Written instruction:
Start at the line holding "Output the Python", stop at the line holding "mfc='none', mew=0.6, label='MF')", and repeat those lines exactly, both ends included; skip the pictures.

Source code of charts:
....

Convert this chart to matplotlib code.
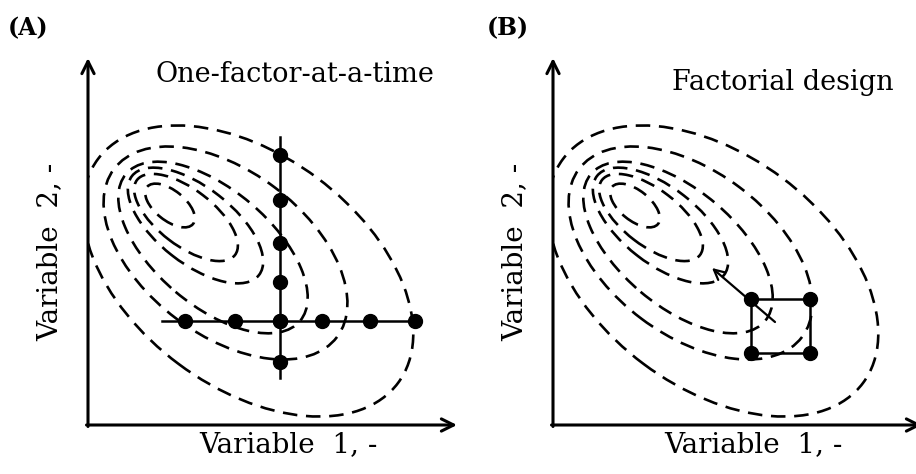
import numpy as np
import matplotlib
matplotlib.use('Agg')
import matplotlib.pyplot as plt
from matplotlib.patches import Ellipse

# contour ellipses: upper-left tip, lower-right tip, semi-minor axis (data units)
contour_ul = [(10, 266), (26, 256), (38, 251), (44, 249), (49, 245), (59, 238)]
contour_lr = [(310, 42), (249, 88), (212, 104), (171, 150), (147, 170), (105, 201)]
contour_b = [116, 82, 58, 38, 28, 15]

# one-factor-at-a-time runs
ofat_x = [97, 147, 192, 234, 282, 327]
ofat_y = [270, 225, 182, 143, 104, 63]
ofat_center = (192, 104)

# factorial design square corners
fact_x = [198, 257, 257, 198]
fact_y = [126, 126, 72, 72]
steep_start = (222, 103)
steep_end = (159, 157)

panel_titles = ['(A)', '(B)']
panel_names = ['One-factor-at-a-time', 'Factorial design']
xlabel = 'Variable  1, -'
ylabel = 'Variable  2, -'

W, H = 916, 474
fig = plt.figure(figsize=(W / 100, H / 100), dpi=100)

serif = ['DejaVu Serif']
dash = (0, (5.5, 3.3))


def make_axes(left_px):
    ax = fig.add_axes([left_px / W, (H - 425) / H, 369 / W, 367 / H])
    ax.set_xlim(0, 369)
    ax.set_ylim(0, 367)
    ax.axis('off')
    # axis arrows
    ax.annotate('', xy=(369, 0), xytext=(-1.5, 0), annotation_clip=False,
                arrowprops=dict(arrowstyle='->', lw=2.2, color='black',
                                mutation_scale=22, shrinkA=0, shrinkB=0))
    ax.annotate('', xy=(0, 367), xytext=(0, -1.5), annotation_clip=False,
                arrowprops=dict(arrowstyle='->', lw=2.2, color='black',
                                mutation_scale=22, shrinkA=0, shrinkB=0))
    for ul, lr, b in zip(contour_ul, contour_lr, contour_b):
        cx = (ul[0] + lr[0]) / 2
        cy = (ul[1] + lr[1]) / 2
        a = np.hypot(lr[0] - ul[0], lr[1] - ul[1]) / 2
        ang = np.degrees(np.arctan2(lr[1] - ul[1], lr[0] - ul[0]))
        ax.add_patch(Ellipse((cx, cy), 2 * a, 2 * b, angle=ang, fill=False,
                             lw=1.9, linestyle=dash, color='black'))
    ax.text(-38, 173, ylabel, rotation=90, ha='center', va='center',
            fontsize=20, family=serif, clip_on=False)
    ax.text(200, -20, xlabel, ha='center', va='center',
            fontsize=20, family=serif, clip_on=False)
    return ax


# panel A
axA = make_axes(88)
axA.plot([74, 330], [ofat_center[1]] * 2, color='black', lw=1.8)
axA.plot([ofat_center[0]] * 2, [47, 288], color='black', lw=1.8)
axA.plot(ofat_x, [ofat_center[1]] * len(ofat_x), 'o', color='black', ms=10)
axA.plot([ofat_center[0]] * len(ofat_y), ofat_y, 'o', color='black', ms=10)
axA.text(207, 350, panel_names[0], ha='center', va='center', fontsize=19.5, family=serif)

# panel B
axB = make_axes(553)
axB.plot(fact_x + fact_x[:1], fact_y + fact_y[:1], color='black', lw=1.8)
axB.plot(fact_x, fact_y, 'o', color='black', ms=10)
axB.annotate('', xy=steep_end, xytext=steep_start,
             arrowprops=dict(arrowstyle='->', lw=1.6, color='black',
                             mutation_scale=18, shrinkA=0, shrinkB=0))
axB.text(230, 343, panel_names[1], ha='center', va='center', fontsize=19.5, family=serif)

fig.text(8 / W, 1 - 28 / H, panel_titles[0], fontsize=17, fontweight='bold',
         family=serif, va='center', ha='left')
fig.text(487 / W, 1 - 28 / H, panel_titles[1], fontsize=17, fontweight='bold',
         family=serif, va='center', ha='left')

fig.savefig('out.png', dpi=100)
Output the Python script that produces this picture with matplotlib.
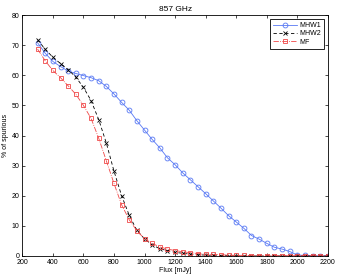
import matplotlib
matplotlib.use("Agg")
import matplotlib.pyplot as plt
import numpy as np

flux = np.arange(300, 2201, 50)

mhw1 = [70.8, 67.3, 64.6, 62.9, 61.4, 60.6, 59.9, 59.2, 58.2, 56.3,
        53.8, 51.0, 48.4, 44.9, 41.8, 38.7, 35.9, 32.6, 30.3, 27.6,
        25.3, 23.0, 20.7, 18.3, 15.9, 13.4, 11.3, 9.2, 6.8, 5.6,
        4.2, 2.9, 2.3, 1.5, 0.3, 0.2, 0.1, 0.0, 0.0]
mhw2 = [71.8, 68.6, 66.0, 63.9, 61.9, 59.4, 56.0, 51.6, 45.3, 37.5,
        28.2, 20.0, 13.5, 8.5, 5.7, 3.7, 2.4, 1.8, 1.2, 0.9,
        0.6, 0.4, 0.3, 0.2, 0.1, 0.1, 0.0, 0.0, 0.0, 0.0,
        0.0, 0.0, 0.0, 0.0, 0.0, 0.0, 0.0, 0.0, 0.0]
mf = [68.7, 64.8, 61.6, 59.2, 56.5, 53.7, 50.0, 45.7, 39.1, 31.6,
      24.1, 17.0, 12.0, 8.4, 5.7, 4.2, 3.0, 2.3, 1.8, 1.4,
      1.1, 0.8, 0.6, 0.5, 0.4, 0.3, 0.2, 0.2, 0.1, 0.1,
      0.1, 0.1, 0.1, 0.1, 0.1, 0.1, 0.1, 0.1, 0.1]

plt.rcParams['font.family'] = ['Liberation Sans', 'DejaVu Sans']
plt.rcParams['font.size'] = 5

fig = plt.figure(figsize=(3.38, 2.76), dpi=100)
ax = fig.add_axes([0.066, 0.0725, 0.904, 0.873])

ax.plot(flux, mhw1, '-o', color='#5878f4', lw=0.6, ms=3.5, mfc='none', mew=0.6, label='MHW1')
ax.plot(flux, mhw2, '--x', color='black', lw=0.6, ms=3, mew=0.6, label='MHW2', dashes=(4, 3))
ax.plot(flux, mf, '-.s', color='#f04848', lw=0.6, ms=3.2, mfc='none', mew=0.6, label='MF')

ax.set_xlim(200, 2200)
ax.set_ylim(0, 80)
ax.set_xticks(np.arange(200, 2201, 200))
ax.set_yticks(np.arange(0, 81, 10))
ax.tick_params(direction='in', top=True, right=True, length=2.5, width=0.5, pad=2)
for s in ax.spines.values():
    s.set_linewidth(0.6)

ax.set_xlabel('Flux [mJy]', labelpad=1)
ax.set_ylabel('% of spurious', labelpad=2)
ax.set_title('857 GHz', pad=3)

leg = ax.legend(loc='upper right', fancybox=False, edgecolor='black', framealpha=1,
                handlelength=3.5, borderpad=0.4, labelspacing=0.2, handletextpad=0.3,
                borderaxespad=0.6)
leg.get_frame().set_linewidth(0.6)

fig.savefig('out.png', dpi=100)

....

The result:
Output the Python script that produces this picture with matplotlib.
import matplotlib
matplotlib.use("Agg")
import matplotlib.pyplot as plt
import numpy as np

flux = np.arange(300, 2201, 50)

mhw1 = [70.8, 67.3, 64.6, 62.9, 61.4, 60.6, 59.9, 59.2, 58.2, 56.3,
        53.8, 51.0, 48.4, 44.9, 41.8, 38.7, 35.9, 32.6, 30.3, 27.6,
        25.3, 23.0, 20.7, 18.3, 15.9, 13.4, 11.3, 9.2, 6.8, 5.6,
        4.2, 2.9, 2.3, 1.5, 0.3, 0.2, 0.1, 0.0, 0.0]
mhw2 = [71.8, 68.6, 66.0, 63.9, 61.9, 59.4, 56.0, 51.6, 45.3, 37.5,
        28.2, 20.0, 13.5, 8.5, 5.7, 3.7, 2.4, 1.8, 1.2, 0.9,
        0.6, 0.4, 0.3, 0.2, 0.1, 0.1, 0.0, 0.0, 0.0, 0.0,
        0.0, 0.0, 0.0, 0.0, 0.0, 0.0, 0.0, 0.0, 0.0]
mf = [68.7, 64.8, 61.6, 59.2, 56.5, 53.7, 50.0, 45.7, 39.1, 31.6,
      24.1, 17.0, 12.0, 8.4, 5.7, 4.2, 3.0, 2.3, 1.8, 1.4,
      1.1, 0.8, 0.6, 0.5, 0.4, 0.3, 0.2, 0.2, 0.1, 0.1,
      0.1, 0.1, 0.1, 0.1, 0.1, 0.1, 0.1, 0.1, 0.1]

plt.rcParams['font.family'] = ['Liberation Sans', 'DejaVu Sans']
plt.rcParams['font.size'] = 5

fig = plt.figure(figsize=(3.38, 2.76), dpi=100)
ax = fig.add_axes([0.066, 0.0725, 0.904, 0.873])

ax.plot(flux, mhw1, '-o', color='#5878f4', lw=0.6, ms=3.5, mfc='none', mew=0.6, label='MHW1')
ax.plot(flux, mhw2, '--x', color='black', lw=0.6, ms=3, mew=0.6, label='MHW2', dashes=(4, 3))
ax.plot(flux, mf, '-.s', color='#f04848', lw=0.6, ms=3.2, mfc='none', mew=0.6, label='MF')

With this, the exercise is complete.